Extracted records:
——

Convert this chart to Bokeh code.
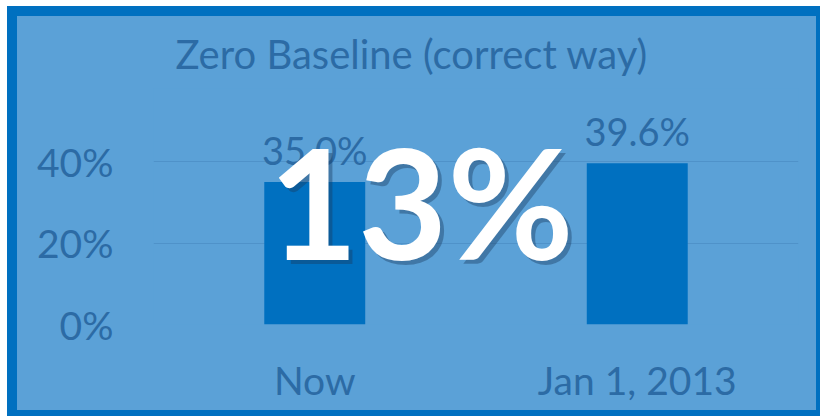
from bokeh.plotting import figure
from bokeh.models import Range1d, FixedTicker, NumeralTickFormatter, Label, ColumnDataSource
from bokeh.core.properties import value
from bokeh.embed import file_html
from bokeh.resources import INLINE

categories = ["Now", "Jan 1, 2013"]
values = [0.350, 0.396]
labels = ["35.0%", "39.6%"]
y_ticks = [0, 0.2, 0.4]
title_text = "Zero Baseline (correct way)"
change_text = f"{round((values[1] / values[0] - 1) * 100)}%"

BG = "#5BA1D7"
DARK = "#0070C0"
TXT = "#2C6BA5"
GRID = "#4F92C9"
FONT = "Lato"

p = figure(x_range=categories, y_range=Range1d(0, 0.58), width=799, height=394,
           output_backend="svg", toolbar_location=None,
           min_border_left=136, min_border_right=18, min_border_top=72, min_border_bottom=86)
p.margin = (16, 0, 0, 17)
# dark frame drawn outside the plot with an outline (does not change layout size)
p.styles = {"background-color": BG, "outline": f"10px solid {DARK}"}
p.background_fill_color = BG
p.border_fill_color = BG
p.outline_line_color = None

p.title.text = title_text
p.title.align = "left"
p.title.offset = 22
p.title.standoff = 22
p.title.text_font = FONT
p.title.text_font_size = "40px"
p.title.text_font_style = "normal"
p.title.text_color = TXT

src = ColumnDataSource(dict(cat=categories, val=values, lab=labels))
p.vbar(x="cat", top="val", width=0.313, source=src, fill_color=DARK, line_color=None)
p.text(x="cat", y="val", text="lab", source=src, text_align="center", text_baseline="alphabetic",
       y_offset=-32, text_font=value(FONT), text_font_size="38px", text_color=TXT)

p.xgrid.grid_line_color = None
p.ygrid.grid_line_color = GRID
p.ygrid.grid_line_width = 1.2
p.yaxis.ticker = FixedTicker(ticks=y_ticks)
p.yaxis.formatter = NumeralTickFormatter(format="0%")

for ax in (p.xaxis, p.yaxis):
    ax.axis_line_color = None
    ax.major_tick_line_color = None
    ax.minor_tick_line_color = None
    ax.major_label_text_font = FONT
    ax.major_label_text_font_size = "39px"
    ax.major_label_text_color = TXT
p.yaxis.major_label_standoff = 34
p.xaxis.major_label_standoff = 26

# big overlay number with soft shadow
p.add_layout(Label(x=0.83, y=0.162, text=change_text, text_align="center", text_baseline="alphabetic",
                   x_offset=4, y_offset=58 - 4, text_font=FONT, text_font_size="154px",
                   text_font_style="bold", text_color="#1a3a5c", text_alpha=0.4))
p.add_layout(Label(x=0.83, y=0.162, text=change_text, text_align="center", text_baseline="alphabetic",
                   y_offset=58, text_font=FONT, text_font_size="154px", text_font_style="bold",
                   text_color="white"))

open("out.html", "w").write(file_html(p, INLINE))
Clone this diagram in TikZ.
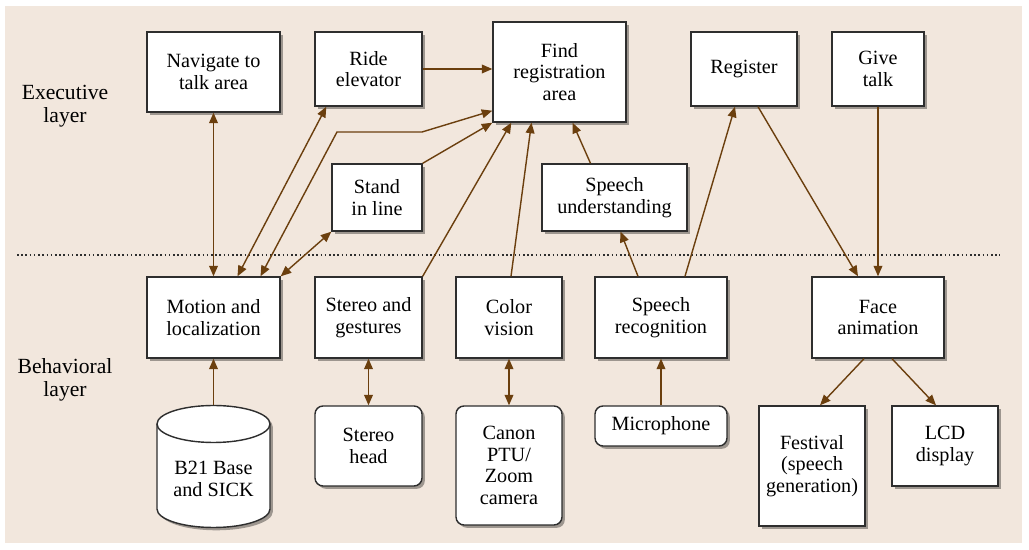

——

## [STATED PROBLEM]
Your task is to restate word for word the lines from the top of the data to the line containing "from bokeh.resources import INLINE", both ends included, with every picture left out.

## [SOLVED EXERCISE]
Convert this chart to Bokeh code.
from bokeh.plotting import figure
from bokeh.models import Range1d, FixedTicker, NumeralTickFormatter, Label, ColumnDataSource
from bokeh.core.properties import value
from bokeh.embed import file_html
from bokeh.resources import INLINE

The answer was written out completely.